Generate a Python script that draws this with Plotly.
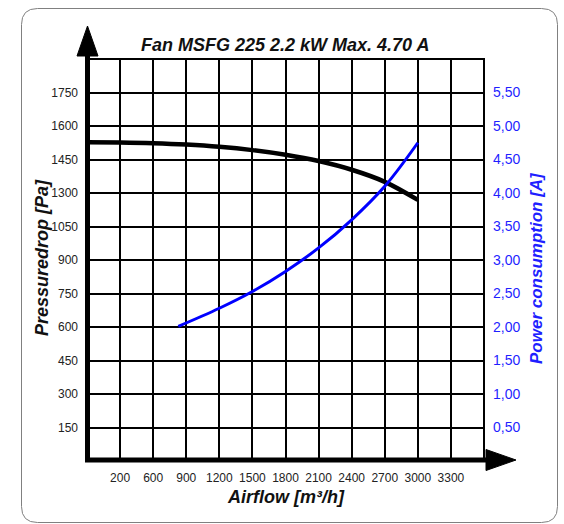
import plotly.graph_objects as go

# ---- data ----
airflow_p = [0, 300, 600, 900, 1200, 1500, 1800, 2100, 2400, 2700, 3000]
pressure = [1527, 1526, 1523, 1517, 1507, 1492, 1471, 1443, 1404, 1350, 1269]

airflow_a = [828, 1200, 1500, 1800, 2100, 2400, 2700, 3000]
current = [2.01, 2.28, 2.53, 2.83, 3.18, 3.60, 4.10, 4.75]

x_tickvals = [300, 600, 900, 1200, 1500, 1800, 2100, 2400, 2700, 3000, 3300]
x_ticktext = ["200", "600", "900", "1200", "1500", "1800", "2100", "2400", "2700", "3000", "3300"]
y_tickvals = [250, 400, 550, 700, 850, 1000, 1150, 1300, 1450, 1600, 1750]
y_ticktext = ["150", "300", "450", "600", "750", "900", "1050", "1300", "1450", "1600", "1750"]
y2_tickvals = [0.5, 1.0, 1.5, 2.0, 2.5, 3.0, 3.5, 4.0, 4.5, 5.0, 5.5]
y2_ticktext = ["0,50", "1,00", "1,50", "2,00", "2,50", "3,00", "3,50", "4,00", "4,50", "5,00", "5,50"]

W, H = 564, 524
PL, PR, PT, PB = 87, 484, 59, 461
FONT = "Liberation Sans"
BLUE = "#1f1fff"
LINE_BLUE = "#0000ff"


def xp(px):
    return (px - PL) / (PR - PL)


def yp(py):
    return (PB - py) / (PB - PT)


fig = go.Figure()
fig.add_trace(go.Scatter(x=airflow_p, y=pressure, mode="lines",
                         line=dict(color="black", width=4.5, shape="spline", smoothing=1.0),
                         yaxis="y", showlegend=False, hoverinfo="skip"))
fig.add_trace(go.Scatter(x=airflow_a, y=current, mode="lines",
                         line=dict(color=LINE_BLUE, width=3, shape="spline", smoothing=1.0),
                         yaxis="y2", showlegend=False, hoverinfo="skip"))

shapes = []
# plot frame (top/right thin)
shapes.append(dict(type="rect", xref="paper", yref="paper", x0=0, x1=1, y0=0, y1=1,
                   line=dict(color="black", width=2), layer="below"))
# up arrow
shapes.append(dict(type="line", xref="paper", yref="paper", x0=xp(87.5), x1=xp(87.5),
                   y0=yp(461), y1=yp(54), line=dict(color="black", width=5)))
shapes.append(dict(type="path", xref="paper", yref="paper",
                   path=f"M {xp(77)} {yp(56)} L {xp(98)} {yp(56)} L {xp(87.5)} {yp(26)} Z",
                   fillcolor="black", line=dict(color="black", width=1)))
# right arrow
shapes.append(dict(type="line", xref="paper", yref="paper", x0=xp(85), x1=xp(488),
                   y0=yp(460), y1=yp(460), line=dict(color="black", width=5)))
shapes.append(dict(type="path", xref="paper", yref="paper",
                   path=f"M {xp(486)} {yp(449.5)} L {xp(486)} {yp(470.5)} L {xp(516)} {yp(460)} Z",
                   fillcolor="black", line=dict(color="black", width=1)))
# rounded outer border
bx0, bx1, by0, by1, r = 21.5, 557.5, 8.5, 522.5, 16
path = (f"M {xp(bx0 + r)} {yp(by0)} L {xp(bx1 - r)} {yp(by0)} "
        f"Q {xp(bx1)} {yp(by0)} {xp(bx1)} {yp(by0 + r)} "
        f"L {xp(bx1)} {yp(by1 - r)} Q {xp(bx1)} {yp(by1)} {xp(bx1 - r)} {yp(by1)} "
        f"L {xp(bx0 + r)} {yp(by1)} Q {xp(bx0)} {yp(by1)} {xp(bx0)} {yp(by1 - r)} "
        f"L {xp(bx0)} {yp(by0 + r)} Q {xp(bx0)} {yp(by0)} {xp(bx0 + r)} {yp(by0)} Z")
shapes.append(dict(type="path", xref="paper", yref="paper", path=path,
                   line=dict(color="#808080", width=1)))

annotations = [
    dict(text="<b><i>Fan MSFG 225 2.2 kW Max. 4.70 A</i></b>", xref="paper", yref="paper",
         x=xp(285), y=yp(45), showarrow=False, font=dict(family=FONT, size=18, color="#111"),
         xanchor="center", yanchor="middle"),
    dict(text="<b><i>Airflow [m³/h]</i></b>", xref="paper", yref="paper",
         x=xp(286), y=yp(497), showarrow=False, font=dict(family=FONT, size=18, color="#111"),
         xanchor="center", yanchor="middle"),
    dict(text="<b><i>Pressuredrop [Pa]</i></b>", xref="paper", yref="paper",
         x=xp(42), y=yp(258), showarrow=False, textangle=-90,
         font=dict(family=FONT, size=18, color="#111"), xanchor="center", yanchor="middle"),
    dict(text="<b><i>Power consumption [A]</i></b>", xref="paper", yref="paper",
         x=xp(536), y=yp(268), showarrow=False, textangle=-90,
         font=dict(family=FONT, size=17, color=BLUE), xanchor="center", yanchor="middle"),
]

fig.update_layout(
    width=W, height=H,
    margin=dict(l=PL, r=W - PR, t=PT, b=H - PB, pad=0),
    paper_bgcolor="white", plot_bgcolor="white",
    shapes=shapes, annotations=annotations,
    xaxis=dict(range=[0, 3600], tickvals=x_tickvals, ticktext=x_ticktext,
               showgrid=True, gridcolor="black", gridwidth=2, zeroline=False,
               showline=False, ticks="", ticklabelstandoff=8,
               tickfont=dict(family=FONT, size=12, color="#222"), fixedrange=True),
    yaxis=dict(range=[100, 1900], tickvals=y_tickvals, ticktext=y_ticktext,
               showgrid=True, gridcolor="black", gridwidth=2, zeroline=False,
               showline=False, ticks="", ticklabelstandoff=8,
               tickfont=dict(family=FONT, size=12, color="#222"), fixedrange=True),
    yaxis2=dict(range=[0, 6], tickvals=y2_tickvals, ticktext=y2_ticktext,
                overlaying="y", side="right", showgrid=False, zeroline=False,
                showline=False, ticks="", ticklabelstandoff=8,
                tickfont=dict(family=FONT, size=14, color=BLUE), fixedrange=True),
)

fig.write_html("out.html")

**Stated problem**
Quote everything in the listing above exactly; pictures are the only thing to omit.

**Expected answer**
Generate a Python script that draws this with Plotly.
import plotly.graph_objects as go

# ---- data ----
airflow_p = [0, 300, 600, 900, 1200, 1500, 1800, 2100, 2400, 2700, 3000]
pressure = [1527, 1526, 1523, 1517, 1507, 1492, 1471, 1443, 1404, 1350, 1269]

airflow_a = [828, 1200, 1500, 1800, 2100, 2400, 2700, 3000]
current = [2.01, 2.28, 2.53, 2.83, 3.18, 3.60, 4.10, 4.75]

x_tickvals = [300, 600, 900, 1200, 1500, 1800, 2100, 2400, 2700, 3000, 3300]
x_ticktext = ["200", "600", "900", "1200", "1500", "1800", "2100", "2400", "2700", "3000", "3300"]
y_tickvals = [250, 400, 550, 700, 850, 1000, 1150, 1300, 1450, 1600, 1750]
y_ticktext = ["150", "300", "450", "600", "750", "900", "1050", "1300", "1450", "1600", "1750"]
y2_tickvals = [0.5, 1.0, 1.5, 2.0, 2.5, 3.0, 3.5, 4.0, 4.5, 5.0, 5.5]
y2_ticktext = ["0,50", "1,00", "1,50", "2,00", "2,50", "3,00", "3,50", "4,00", "4,50", "5,00", "5,50"]

W, H = 564, 524
PL, PR, PT, PB = 87, 484, 59, 461
FONT = "Liberation Sans"
BLUE = "#1f1fff"
LINE_BLUE = "#0000ff"


def xp(px):
    return (px - PL) / (PR - PL)


def yp(py):
    return (PB - py) / (PB - PT)


fig = go.Figure()
fig.add_trace(go.Scatter(x=airflow_p, y=pressure, mode="lines",
                         line=dict(color="black", width=4.5, shape="spline", smoothing=1.0),
                         yaxis="y", showlegend=False, hoverinfo="skip"))
fig.add_trace(go.Scatter(x=airflow_a, y=current, mode="lines",
                         line=dict(color=LINE_BLUE, width=3, shape="spline", smoothing=1.0),
                         yaxis="y2", showlegend=False, hoverinfo="skip"))

shapes = []
# plot frame (top/right thin)
shapes.append(dict(type="rect", xref="paper", yref="paper", x0=0, x1=1, y0=0, y1=1,
                   line=dict(color="black", width=2), layer="below"))
# up arrow
shapes.append(dict(type="line", xref="paper", yref="paper", x0=xp(87.5), x1=xp(87.5),
                   y0=yp(461), y1=yp(54), line=dict(color="black", width=5)))
shapes.append(dict(type="path", xref="paper", yref="paper",
                   path=f"M {xp(77)} {yp(56)} L {xp(98)} {yp(56)} L {xp(87.5)} {yp(26)} Z",
                   fillcolor="black", line=dict(color="black", width=1)))
# right arrow
shapes.append(dict(type="line", xref="paper", yref="paper", x0=xp(85), x1=xp(488),
                   y0=yp(460), y1=yp(460), line=dict(color="black", width=5)))
shapes.append(dict(type="path", xref="paper", yref="paper",
                   path=f"M {xp(486)} {yp(449.5)} L {xp(486)} {yp(470.5)} L {xp(516)} {yp(460)} Z",
                   fillcolor="black", line=dict(color="black", width=1)))
# rounded outer border
bx0, bx1, by0, by1, r = 21.5, 557.5, 8.5, 522.5, 16
path = (f"M {xp(bx0 + r)} {yp(by0)} L {xp(bx1 - r)} {yp(by0)} "
        f"Q {xp(bx1)} {yp(by0)} {xp(bx1)} {yp(by0 + r)} "
        f"L {xp(bx1)} {yp(by1 - r)} Q {xp(bx1)} {yp(by1)} {xp(bx1 - r)} {yp(by1)} "
        f"L {xp(bx0 + r)} {yp(by1)} Q {xp(bx0)} {yp(by1)} {xp(bx0)} {yp(by1 - r)} "
        f"L {xp(bx0)} {yp(by0 + r)} Q {xp(bx0)} {yp(by0)} {xp(bx0 + r)} {yp(by0)} Z")
shapes.append(dict(type="path", xref="paper", yref="paper", path=path,
                   line=dict(color="#808080", width=1)))

annotations = [
    dict(text="<b><i>Fan MSFG 225 2.2 kW Max. 4.70 A</i></b>", xref="paper", yref="paper",
         x=xp(285), y=yp(45), showarrow=False, font=dict(family=FONT, size=18, color="#111"),
         xanchor="center", yanchor="middle"),
    dict(text="<b><i>Airflow [m³/h]</i></b>", xref="paper", yref="paper",
         x=xp(286), y=yp(497), showarrow=False, font=dict(family=FONT, size=18, color="#111"),
         xanchor="center", yanchor="middle"),
    dict(text="<b><i>Pressuredrop [Pa]</i></b>", xref="paper", yref="paper",
         x=xp(42), y=yp(258), showarrow=False, textangle=-90,
         font=dict(family=FONT, size=18, color="#111"), xanchor="center", yanchor="middle"),
    dict(text="<b><i>Power consumption [A]</i></b>", xref="paper", yref="paper",
         x=xp(536), y=yp(268), showarrow=False, textangle=-90,
         font=dict(family=FONT, size=17, color=BLUE), xanchor="center", yanchor="middle"),
]

fig.update_layout(
    width=W, height=H,
    margin=dict(l=PL, r=W - PR, t=PT, b=H - PB, pad=0),
    paper_bgcolor="white", plot_bgcolor="white",
    shapes=shapes, annotations=annotations,
    xaxis=dict(range=[0, 3600], tickvals=x_tickvals, ticktext=x_ticktext,
               showgrid=True, gridcolor="black", gridwidth=2, zeroline=False,
               showline=False, ticks="", ticklabelstandoff=8,
               tickfont=dict(family=FONT, size=12, color="#222"), fixedrange=True),
    yaxis=dict(range=[100, 1900], tickvals=y_tickvals, ticktext=y_ticktext,
               showgrid=True, gridcolor="black", gridwidth=2, zeroline=False,
               showline=False, ticks="", ticklabelstandoff=8,
               tickfont=dict(family=FONT, size=12, color="#222"), fixedrange=True),
    yaxis2=dict(range=[0, 6], tickvals=y2_tickvals, ticktext=y2_ticktext,
                overlaying="y", side="right", showgrid=False, zeroline=False,
                showline=False, ticks="", ticklabelstandoff=8,
                tickfont=dict(family=FONT, size=14, color=BLUE), fixedrange=True),
)

fig.write_html("out.html")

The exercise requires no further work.